WHAT YOU ARE ASKED TO DO:
The listing below should be printed exactly, every line of it. Skip the pictures.

PROVIDED MATERIAL:

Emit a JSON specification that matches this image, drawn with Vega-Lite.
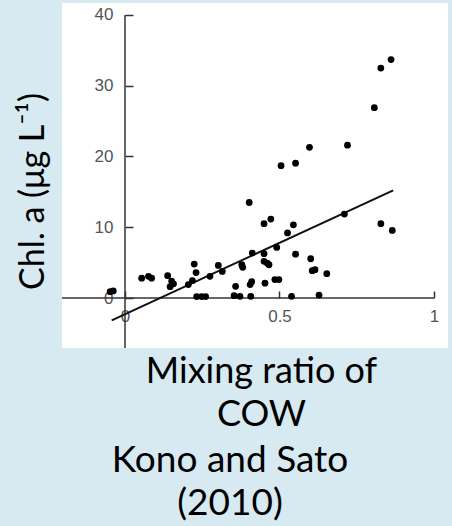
{
  "$schema": "https://vega.github.io/schema/vega-lite/v6.json",
  "width": 386,
  "height": 345,
  "autosize": {"type": "none"},
  "padding": {"left": 62, "top": 3, "right": 4, "bottom": 178},
  "background": "#d7eaf2",
  "config": {
    "view": {"stroke": null, "fill": "white"}
  },
  "title": {
    "text": ["Kono and Sato", "(2010)"],
    "orient": "bottom",
    "anchor": "middle",
    "dx": -25,
    "offset": 11,
    "font": "Lato",
    "fontSize": 37,
    "fontWeight": "normal",
    "color": "black",
    "lineHeight": 43
  },
  "datasets": {
    "points": [
      {"ratio": -0.048, "chla": 0.9},
      {"ratio": -0.038, "chla": 1.0},
      {"ratio": 0.054, "chla": 2.8},
      {"ratio": 0.076, "chla": 3.06},
      {"ratio": 0.086, "chla": 2.8},
      {"ratio": 0.138, "chla": 3.15},
      {"ratio": 0.151, "chla": 2.4},
      {"ratio": 0.157, "chla": 2.0},
      {"ratio": 0.146, "chla": 1.6},
      {"ratio": 0.205, "chla": 1.9},
      {"ratio": 0.218, "chla": 2.45},
      {"ratio": 0.224, "chla": 4.8},
      {"ratio": 0.23, "chla": 3.6},
      {"ratio": 0.232, "chla": 0.2},
      {"ratio": 0.248, "chla": 0.2},
      {"ratio": 0.261, "chla": 0.2},
      {"ratio": 0.275, "chla": 3.06},
      {"ratio": 0.302, "chla": 4.6},
      {"ratio": 0.315, "chla": 3.76},
      {"ratio": 0.358, "chla": 1.65},
      {"ratio": 0.353, "chla": 0.33},
      {"ratio": 0.372, "chla": 0.24},
      {"ratio": 0.378, "chla": 4.7},
      {"ratio": 0.381, "chla": 4.33},
      {"ratio": 0.402, "chla": 13.5},
      {"ratio": 0.405, "chla": 1.9},
      {"ratio": 0.41, "chla": 2.3},
      {"ratio": 0.407, "chla": 0.24},
      {"ratio": 0.412, "chla": 6.35},
      {"ratio": 0.453, "chla": 2.1},
      {"ratio": 0.45, "chla": 10.5},
      {"ratio": 0.472, "chla": 11.15},
      {"ratio": 0.45, "chla": 6.26},
      {"ratio": 0.45, "chla": 5.18},
      {"ratio": 0.46, "chla": 4.94},
      {"ratio": 0.466, "chla": 4.7},
      {"ratio": 0.485, "chla": 2.6},
      {"ratio": 0.498, "chla": 2.6},
      {"ratio": 0.491, "chla": 7.15},
      {"ratio": 0.505, "chla": 18.7},
      {"ratio": 0.526, "chla": 9.2},
      {"ratio": 0.545, "chla": 10.35},
      {"ratio": 0.552, "chla": 19.06},
      {"ratio": 0.552, "chla": 6.2},
      {"ratio": 0.539, "chla": 0.24},
      {"ratio": 0.597, "chla": 21.3},
      {"ratio": 0.601, "chla": 5.55},
      {"ratio": 0.606, "chla": 3.86},
      {"ratio": 0.615, "chla": 4.0},
      {"ratio": 0.653, "chla": 3.43},
      {"ratio": 0.628, "chla": 0.42},
      {"ratio": 0.71, "chla": 11.86},
      {"ratio": 0.72, "chla": 21.6},
      {"ratio": 0.807, "chla": 26.9},
      {"ratio": 0.828, "chla": 32.5},
      {"ratio": 0.861, "chla": 33.7},
      {"ratio": 0.828, "chla": 10.5},
      {"ratio": 0.865, "chla": 9.55}
    ],
    "fit": [
      {"ratio": -0.043, "chla": -3.15},
      {"ratio": 0.868, "chla": 15.2}
    ]
  },
  "layer": [
    {
      "data": {"values": [{}]},
      "mark": {"type": "rule", "color": "#333333", "strokeWidth": 1.5},
      "encoding": {
        "x": {"datum": -0.20388, "type": "quantitative"},
        "x2": {"datum": 1},
        "y": {"datum": 0, "type": "quantitative"}
      }
    },
    {
      "data": {"values": [{}]},
      "mark": {"type": "rule", "color": "#333333", "strokeWidth": 1.5},
      "encoding": {
        "x": {"datum": 0, "type": "quantitative"},
        "y": {"datum": -7.067, "type": "quantitative"},
        "y2": {"datum": 40}
      }
    },
    {
      "data": {"name": "fit"},
      "mark": {"type": "line", "color": "#111111", "strokeWidth": 2},
      "encoding": {
        "x": {"field": "ratio", "type": "quantitative"},
        "y": {"field": "chla", "type": "quantitative"}
      }
    },
    {
      "data": {"name": "points"},
      "mark": {"type": "circle", "color": "#000000", "opacity": 1, "size": 46},
      "encoding": {
        "x": {
          "field": "ratio",
          "type": "quantitative",
          "scale": {"domain": [-0.20388, 1.04531], "nice": false, "zero": false},
          "axis": {
            "values": [0, 0.5, 1],
            "format": "~g",
            "offset": -50,
            "domain": false,
            "grid": false,
            "ticks": true,
            "tickSize": -7,
            "tickWidth": 1.5,
            "tickColor": "#333333",
            "labelPadding": 17,
            "labelBaseline": "top",
            "labelFlush": false,
            "labelOverlap": false,
            "labelFont": "Liberation Sans",
            "labelFontSize": 17,
            "labelColor": "#555555",
            "title": ["Mixing ratio of", "COW"],
            "titleFont": "Lato",
            "titleFontSize": 36,
            "titleFontWeight": "normal",
            "titleColor": "black",
            "titleX": 199,
            "titleY": 84,
            "titleAlign": "center",
            "titleBaseline": "alphabetic",
            "titleLineHeight": 43
          }
        },
        "y": {
          "field": "chla",
          "type": "quantitative",
          "scale": {"domain": [-7.067, 41.696], "nice": false, "zero": false},
          "axis": {
            "values": [0, 10, 20, 30, 40],
            "offset": -63,
            "domain": false,
            "grid": false,
            "ticks": true,
            "tickSize": -8,
            "tickWidth": 1.5,
            "tickColor": "#333333",
            "labelPadding": 20,
            "labelFlush": false,
            "labelOverlap": false,
            "labelFont": "Liberation Sans",
            "labelFontSize": 17,
            "labelColor": "#555555",
            "title": "Chl. a (μg L⁻¹)",
            "titleFont": "Lato",
            "titleFontSize": 34,
            "titleFontWeight": "normal",
            "titleColor": "black",
            "titleAngle": -90,
            "titleX": -82,
            "titleY": 188,
            "titleAlign": "center",
            "titleBaseline": "alphabetic"
          }
        }
      }
    }
  ]
}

SOLUTION BELOW:
Emit a JSON specification that matches this image, drawn with Vega-Lite.
{
  "$schema": "https://vega.github.io/schema/vega-lite/v6.json",
  "width": 386,
  "height": 345,
  "autosize": {"type": "none"},
  "padding": {"left": 62, "top": 3, "right": 4, "bottom": 178},
  "background": "#d7eaf2",
  "config": {
    "view": {"stroke": null, "fill": "white"}
  },
  "title": {
    "text": ["Kono and Sato", "(2010)"],
    "orient": "bottom",
    "anchor": "middle",
    "dx": -25,
    "offset": 11,
    "font": "Lato",
    "fontSize": 37,
    "fontWeight": "normal",
    "color": "black",
    "lineHeight": 43
  },
  "datasets": {
    "points": [
      {"ratio": -0.048, "chla": 0.9},
      {"ratio": -0.038, "chla": 1.0},
      {"ratio": 0.054, "chla": 2.8},
      {"ratio": 0.076, "chla": 3.06},
      {"ratio": 0.086, "chla": 2.8},
      {"ratio": 0.138, "chla": 3.15},
      {"ratio": 0.151, "chla": 2.4},
      {"ratio": 0.157, "chla": 2.0},
      {"ratio": 0.146, "chla": 1.6},
      {"ratio": 0.205, "chla": 1.9},
      {"ratio": 0.218, "chla": 2.45},
      {"ratio": 0.224, "chla": 4.8},
      {"ratio": 0.23, "chla": 3.6},
      {"ratio": 0.232, "chla": 0.2},
      {"ratio": 0.248, "chla": 0.2},
      {"ratio": 0.261, "chla": 0.2},
      {"ratio": 0.275, "chla": 3.06},
      {"ratio": 0.302, "chla": 4.6},
      {"ratio": 0.315, "chla": 3.76},
      {"ratio": 0.358, "chla": 1.65},
      {"ratio": 0.353, "chla": 0.33},
      {"ratio": 0.372, "chla": 0.24},
      {"ratio": 0.378, "chla": 4.7},
      {"ratio": 0.381, "chla": 4.33},
      {"ratio": 0.402, "chla": 13.5},
      {"ratio": 0.405, "chla": 1.9},
      {"ratio": 0.41, "chla": 2.3},
      {"ratio": 0.407, "chla": 0.24},
      {"ratio": 0.412, "chla": 6.35},
      {"ratio": 0.453, "chla": 2.1},
      {"ratio": 0.45, "chla": 10.5},
      {"ratio": 0.472, "chla": 11.15},
      {"ratio": 0.45, "chla": 6.26},
      {"ratio": 0.45, "chla": 5.18},
      {"ratio": 0.46, "chla": 4.94},
      {"ratio": 0.466, "chla": 4.7},
      {"ratio": 0.485, "chla": 2.6},
      {"ratio": 0.498, "chla": 2.6},
      {"ratio": 0.491, "chla": 7.15},
      {"ratio": 0.505, "chla": 18.7},
      {"ratio": 0.526, "chla": 9.2},
      {"ratio": 0.545, "chla": 10.35},
      {"ratio": 0.552, "chla": 19.06},
      {"ratio": 0.552, "chla": 6.2},
      {"ratio": 0.539, "chla": 0.24},
      {"ratio": 0.597, "chla": 21.3},
      {"ratio": 0.601, "chla": 5.55},
      {"ratio": 0.606, "chla": 3.86},
      {"ratio": 0.615, "chla": 4.0},
      {"ratio": 0.653, "chla": 3.43},
      {"ratio": 0.628, "chla": 0.42},
      {"ratio": 0.71, "chla": 11.86},
      {"ratio": 0.72, "chla": 21.6},
      {"ratio": 0.807, "chla": 26.9},
      {"ratio": 0.828, "chla": 32.5},
      {"ratio": 0.861, "chla": 33.7},
      {"ratio": 0.828, "chla": 10.5},
      {"ratio": 0.865, "chla": 9.55}
    ],
    "fit": [
      {"ratio": -0.043, "chla": -3.15},
      {"ratio": 0.868, "chla": 15.2}
    ]
  },
  "layer": [
    {
      "data": {"values": [{}]},
      "mark": {"type": "rule", "color": "#333333", "strokeWidth": 1.5},
      "encoding": {
        "x": {"datum": -0.20388, "type": "quantitative"},
        "x2": {"datum": 1},
        "y": {"datum": 0, "type": "quantitative"}
      }
    },
    {
      "data": {"values": [{}]},
      "mark": {"type": "rule", "color": "#333333", "strokeWidth": 1.5},
      "encoding": {
        "x": {"datum": 0, "type": "quantitative"},
        "y": {"datum": -7.067, "type": "quantitative"},
        "y2": {"datum": 40}
      }
    },
    {
      "data": {"name": "fit"},
      "mark": {"type": "line", "color": "#111111", "strokeWidth": 2},
      "encoding": {
        "x": {"field": "ratio", "type": "quantitative"},
        "y": {"field": "chla", "type": "quantitative"}
      }
    },
    {
      "data": {"name": "points"},
      "mark": {"type": "circle", "color": "#000000", "opacity": 1, "size": 46},
      "encoding": {
        "x": {
          "field": "ratio",
          "type": "quantitative",
          "scale": {"domain": [-0.20388, 1.04531], "nice": false, "zero": false},
          "axis": {
            "values": [0, 0.5, 1],
            "format": "~g",
            "offset": -50,
            "domain": false,
            "grid": false,
            "ticks": true,
            "tickSize": -7,
            "tickWidth": 1.5,
            "tickColor": "#333333",
            "labelPadding": 17,
            "labelBaseline": "top",
            "labelFlush": false,
            "labelOverlap": false,
            "labelFont": "Liberation Sans",
            "labelFontSize": 17,
            "labelColor": "#555555",
            "title": ["Mixing ratio of", "COW"],
            "titleFont": "Lato",
            "titleFontSize": 36,
            "titleFontWeight": "normal",
            "titleColor": "black",
            "titleX": 199,
            "titleY": 84,
            "titleAlign": "center",
            "titleBaseline": "alphabetic",
            "titleLineHeight": 43
          }
        },
        "y": {
          "field": "chla",
          "type": "quantitative",
          "scale": {"domain": [-7.067, 41.696], "nice": false, "zero": false},
          "axis": {
            "values": [0, 10, 20, 30, 40],
            "offset": -63,
            "domain": false,
            "grid": false,
            "ticks": true,
            "tickSize": -8,
            "tickWidth": 1.5,
            "tickColor": "#333333",
            "labelPadding": 20,
            "labelFlush": false,
            "labelOverlap": false,
            "labelFont": "Liberation Sans",
            "labelFontSize": 17,
            "labelColor": "#555555",
            "title": "Chl. a (μg L⁻¹)",
            "titleFont": "Lato",
            "titleFontSize": 34,
            "titleFontWeight": "normal",
            "titleColor": "black",
            "titleAngle": -90,
            "titleX": -82,
            "titleY": 188,
            "titleAlign": "center",
            "titleBaseline": "alphabetic"
          }
        }
      }
    }
  ]
}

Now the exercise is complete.